* Begin *

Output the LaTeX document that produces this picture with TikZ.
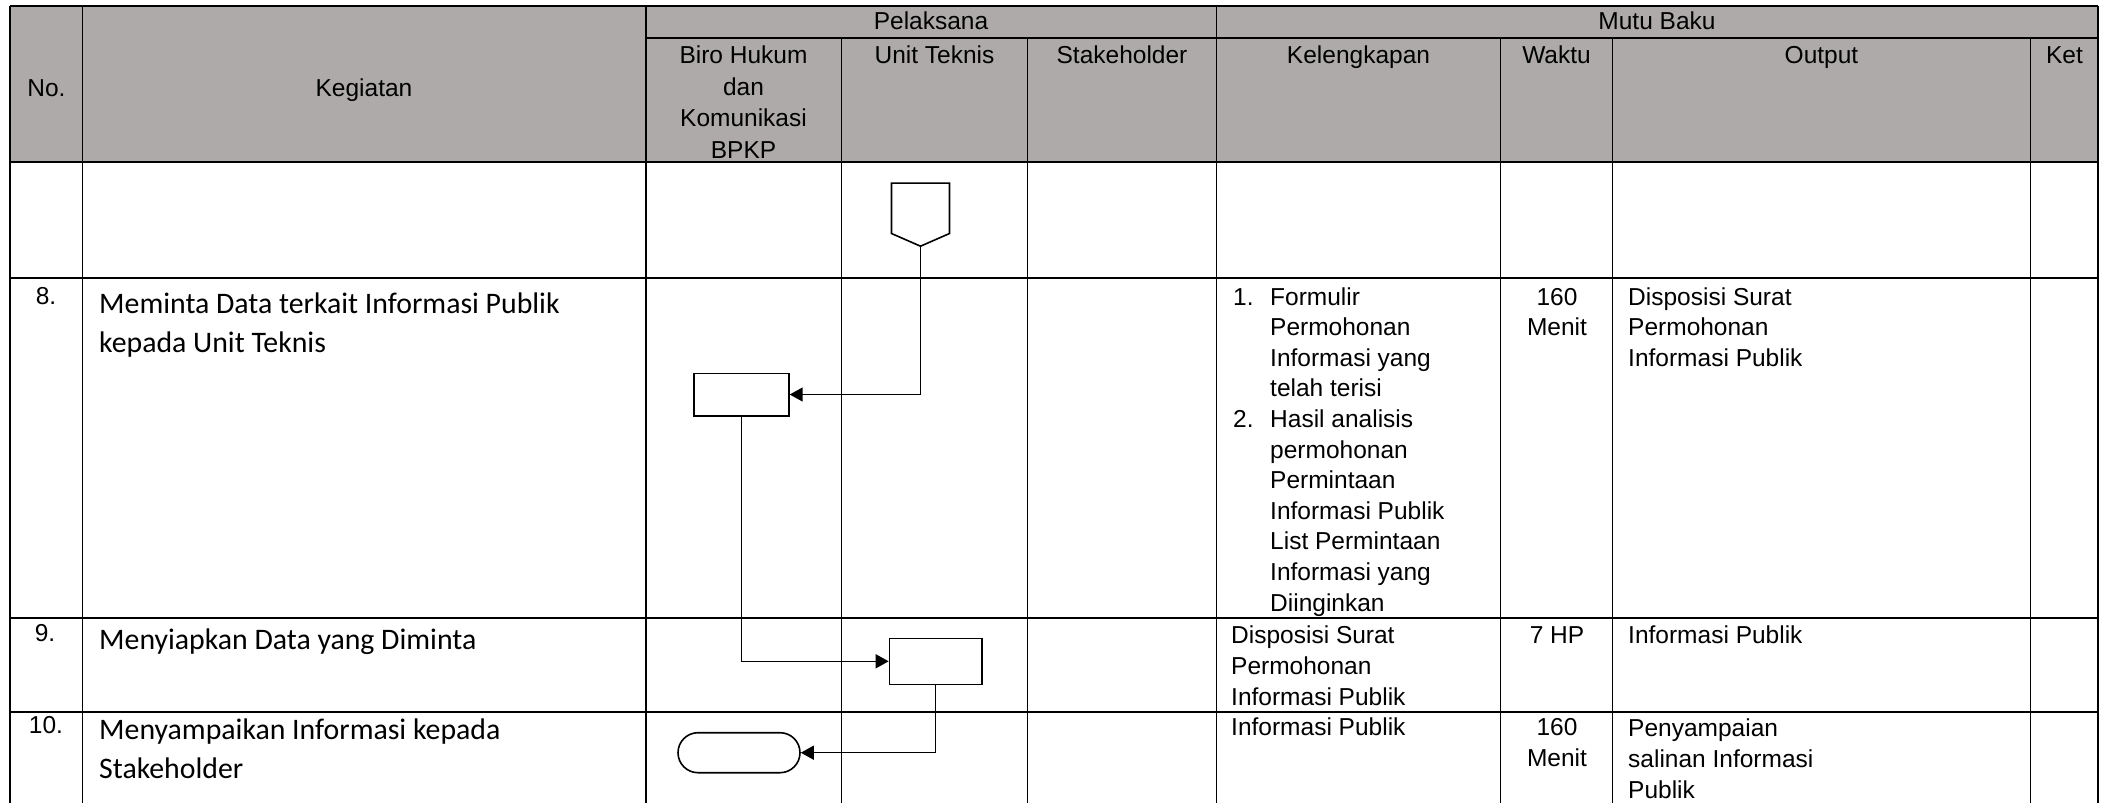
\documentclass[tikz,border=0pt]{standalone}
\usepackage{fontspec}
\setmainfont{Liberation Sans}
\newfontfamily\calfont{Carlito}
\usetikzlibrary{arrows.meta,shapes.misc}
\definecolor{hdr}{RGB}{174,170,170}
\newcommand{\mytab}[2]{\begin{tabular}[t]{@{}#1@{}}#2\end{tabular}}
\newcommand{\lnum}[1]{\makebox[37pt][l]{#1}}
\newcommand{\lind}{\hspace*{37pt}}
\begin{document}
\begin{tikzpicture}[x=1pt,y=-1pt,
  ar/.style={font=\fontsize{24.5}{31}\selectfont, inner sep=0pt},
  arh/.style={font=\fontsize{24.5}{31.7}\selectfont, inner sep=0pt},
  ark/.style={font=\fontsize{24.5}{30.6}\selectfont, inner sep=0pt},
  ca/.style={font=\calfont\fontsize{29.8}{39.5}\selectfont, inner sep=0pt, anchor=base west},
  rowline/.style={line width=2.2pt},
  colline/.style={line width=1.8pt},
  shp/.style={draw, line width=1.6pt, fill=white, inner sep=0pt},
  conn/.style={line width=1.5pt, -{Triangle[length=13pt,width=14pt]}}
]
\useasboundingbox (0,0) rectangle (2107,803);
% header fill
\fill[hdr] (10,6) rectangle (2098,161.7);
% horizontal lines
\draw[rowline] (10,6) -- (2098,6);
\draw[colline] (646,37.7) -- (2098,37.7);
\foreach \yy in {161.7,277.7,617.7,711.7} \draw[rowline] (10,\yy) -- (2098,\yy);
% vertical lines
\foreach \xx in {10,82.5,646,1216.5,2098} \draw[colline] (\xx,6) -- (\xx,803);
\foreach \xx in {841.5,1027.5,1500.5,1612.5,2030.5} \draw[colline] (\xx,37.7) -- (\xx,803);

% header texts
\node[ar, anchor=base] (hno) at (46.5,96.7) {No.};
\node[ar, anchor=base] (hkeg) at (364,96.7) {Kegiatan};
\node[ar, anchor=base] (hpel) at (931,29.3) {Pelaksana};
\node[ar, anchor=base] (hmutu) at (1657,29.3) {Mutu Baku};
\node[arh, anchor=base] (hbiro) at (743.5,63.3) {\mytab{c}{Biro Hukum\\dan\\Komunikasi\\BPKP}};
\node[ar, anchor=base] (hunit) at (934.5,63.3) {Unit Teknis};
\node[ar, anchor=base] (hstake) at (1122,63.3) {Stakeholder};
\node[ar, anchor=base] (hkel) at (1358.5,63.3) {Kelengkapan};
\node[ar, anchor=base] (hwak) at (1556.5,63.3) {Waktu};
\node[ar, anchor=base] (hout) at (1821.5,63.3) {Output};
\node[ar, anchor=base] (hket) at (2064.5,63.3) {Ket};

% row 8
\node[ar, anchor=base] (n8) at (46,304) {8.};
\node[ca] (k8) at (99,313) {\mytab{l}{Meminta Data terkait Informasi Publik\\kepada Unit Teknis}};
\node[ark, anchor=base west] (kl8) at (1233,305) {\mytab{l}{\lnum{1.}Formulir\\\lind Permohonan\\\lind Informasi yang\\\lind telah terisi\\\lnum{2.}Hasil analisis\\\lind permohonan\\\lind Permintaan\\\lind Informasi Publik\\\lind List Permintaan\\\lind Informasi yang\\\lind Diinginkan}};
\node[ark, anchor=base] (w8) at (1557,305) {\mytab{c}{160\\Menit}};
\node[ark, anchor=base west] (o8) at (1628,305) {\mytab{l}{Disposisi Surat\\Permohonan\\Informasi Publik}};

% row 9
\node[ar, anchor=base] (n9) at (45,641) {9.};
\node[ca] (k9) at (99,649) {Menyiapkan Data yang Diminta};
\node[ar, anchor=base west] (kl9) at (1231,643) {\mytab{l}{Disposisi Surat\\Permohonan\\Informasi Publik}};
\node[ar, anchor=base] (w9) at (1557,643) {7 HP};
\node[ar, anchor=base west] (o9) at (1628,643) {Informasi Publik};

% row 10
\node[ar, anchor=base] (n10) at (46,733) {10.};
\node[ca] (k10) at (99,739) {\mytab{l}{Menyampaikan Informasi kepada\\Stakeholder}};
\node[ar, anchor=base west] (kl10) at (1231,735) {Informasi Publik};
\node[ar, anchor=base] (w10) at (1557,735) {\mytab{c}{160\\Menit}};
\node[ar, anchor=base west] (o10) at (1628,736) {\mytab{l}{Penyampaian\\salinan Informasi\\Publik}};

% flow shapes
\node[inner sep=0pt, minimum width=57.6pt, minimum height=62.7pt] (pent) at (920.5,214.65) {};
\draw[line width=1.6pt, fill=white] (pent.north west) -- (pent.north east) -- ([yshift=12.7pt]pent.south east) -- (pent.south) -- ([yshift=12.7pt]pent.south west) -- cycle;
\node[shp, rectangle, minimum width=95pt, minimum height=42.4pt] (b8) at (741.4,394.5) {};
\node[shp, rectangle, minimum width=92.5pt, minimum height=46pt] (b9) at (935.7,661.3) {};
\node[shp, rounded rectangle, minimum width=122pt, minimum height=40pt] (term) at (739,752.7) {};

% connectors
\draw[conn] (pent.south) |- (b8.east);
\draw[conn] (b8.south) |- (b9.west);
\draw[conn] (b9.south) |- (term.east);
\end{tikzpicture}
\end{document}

* End *

== Instructions for the task ==
Transcribe the whole listing exactly. Pictures are excluded.

== Result of this task ==
Output the LaTeX document that produces this picture with TikZ.
\documentclass[tikz,border=0pt]{standalone}
\usepackage{fontspec}
\setmainfont{Liberation Sans}
\newfontfamily\calfont{Carlito}
\usetikzlibrary{arrows.meta,shapes.misc}
\definecolor{hdr}{RGB}{174,170,170}
\newcommand{\mytab}[2]{\begin{tabular}[t]{@{}#1@{}}#2\end{tabular}}
\newcommand{\lnum}[1]{\makebox[37pt][l]{#1}}
\newcommand{\lind}{\hspace*{37pt}}
\begin{document}
\begin{tikzpicture}[x=1pt,y=-1pt,
  ar/.style={font=\fontsize{24.5}{31}\selectfont, inner sep=0pt},
  arh/.style={font=\fontsize{24.5}{31.7}\selectfont, inner sep=0pt},
  ark/.style={font=\fontsize{24.5}{30.6}\selectfont, inner sep=0pt},
  ca/.style={font=\calfont\fontsize{29.8}{39.5}\selectfont, inner sep=0pt, anchor=base west},
  rowline/.style={line width=2.2pt},
  colline/.style={line width=1.8pt},
  shp/.style={draw, line width=1.6pt, fill=white, inner sep=0pt},
  conn/.style={line width=1.5pt, -{Triangle[length=13pt,width=14pt]}}
]
\useasboundingbox (0,0) rectangle (2107,803);
% header fill
\fill[hdr] (10,6) rectangle (2098,161.7);
% horizontal lines
\draw[rowline] (10,6) -- (2098,6);
\draw[colline] (646,37.7) -- (2098,37.7);
\foreach \yy in {161.7,277.7,617.7,711.7} \draw[rowline] (10,\yy) -- (2098,\yy);
% vertical lines
\foreach \xx in {10,82.5,646,1216.5,2098} \draw[colline] (\xx,6) -- (\xx,803);
\foreach \xx in {841.5,1027.5,1500.5,1612.5,2030.5} \draw[colline] (\xx,37.7) -- (\xx,803);

% header texts
\node[ar, anchor=base] (hno) at (46.5,96.7) {No.};
\node[ar, anchor=base] (hkeg) at (364,96.7) {Kegiatan};
\node[ar, anchor=base] (hpel) at (931,29.3) {Pelaksana};
\node[ar, anchor=base] (hmutu) at (1657,29.3) {Mutu Baku};
\node[arh, anchor=base] (hbiro) at (743.5,63.3) {\mytab{c}{Biro Hukum\\dan\\Komunikasi\\BPKP}};
\node[ar, anchor=base] (hunit) at (934.5,63.3) {Unit Teknis};
\node[ar, anchor=base] (hstake) at (1122,63.3) {Stakeholder};
\node[ar, anchor=base] (hkel) at (1358.5,63.3) {Kelengkapan};
\node[ar, anchor=base] (hwak) at (1556.5,63.3) {Waktu};
\node[ar, anchor=base] (hout) at (1821.5,63.3) {Output};
\node[ar, anchor=base] (hket) at (2064.5,63.3) {Ket};

% row 8
\node[ar, anchor=base] (n8) at (46,304) {8.};
\node[ca] (k8) at (99,313) {\mytab{l}{Meminta Data terkait Informasi Publik\\kepada Unit Teknis}};
\node[ark, anchor=base west] (kl8) at (1233,305) {\mytab{l}{\lnum{1.}Formulir\\\lind Permohonan\\\lind Informasi yang\\\lind telah terisi\\\lnum{2.}Hasil analisis\\\lind permohonan\\\lind Permintaan\\\lind Informasi Publik\\\lind List Permintaan\\\lind Informasi yang\\\lind Diinginkan}};
\node[ark, anchor=base] (w8) at (1557,305) {\mytab{c}{160\\Menit}};
\node[ark, anchor=base west] (o8) at (1628,305) {\mytab{l}{Disposisi Surat\\Permohonan\\Informasi Publik}};

% row 9
\node[ar, anchor=base] (n9) at (45,641) {9.};
\node[ca] (k9) at (99,649) {Menyiapkan Data yang Diminta};
\node[ar, anchor=base west] (kl9) at (1231,643) {\mytab{l}{Disposisi Surat\\Permohonan\\Informasi Publik}};
\node[ar, anchor=base] (w9) at (1557,643) {7 HP};
\node[ar, anchor=base west] (o9) at (1628,643) {Informasi Publik};

% row 10
\node[ar, anchor=base] (n10) at (46,733) {10.};
\node[ca] (k10) at (99,739) {\mytab{l}{Menyampaikan Informasi kepada\\Stakeholder}};
\node[ar, anchor=base west] (kl10) at (1231,735) {Informasi Publik};
\node[ar, anchor=base] (w10) at (1557,735) {\mytab{c}{160\\Menit}};
\node[ar, anchor=base west] (o10) at (1628,736) {\mytab{l}{Penyampaian\\salinan Informasi\\Publik}};

% flow shapes
\node[inner sep=0pt, minimum width=57.6pt, minimum height=62.7pt] (pent) at (920.5,214.65) {};
\draw[line width=1.6pt, fill=white] (pent.north west) -- (pent.north east) -- ([yshift=12.7pt]pent.south east) -- (pent.south) -- ([yshift=12.7pt]pent.south west) -- cycle;
\node[shp, rectangle, minimum width=95pt, minimum height=42.4pt] (b8) at (741.4,394.5) {};
\node[shp, rectangle, minimum width=92.5pt, minimum height=46pt] (b9) at (935.7,661.3) {};
\node[shp, rounded rectangle, minimum width=122pt, minimum height=40pt] (term) at (739,752.7) {};

% connectors
\draw[conn] (pent.south) |- (b8.east);
\draw[conn] (b8.south) |- (b9.west);
\draw[conn] (b9.south) |- (term.east);
\end{tikzpicture}
\end{document}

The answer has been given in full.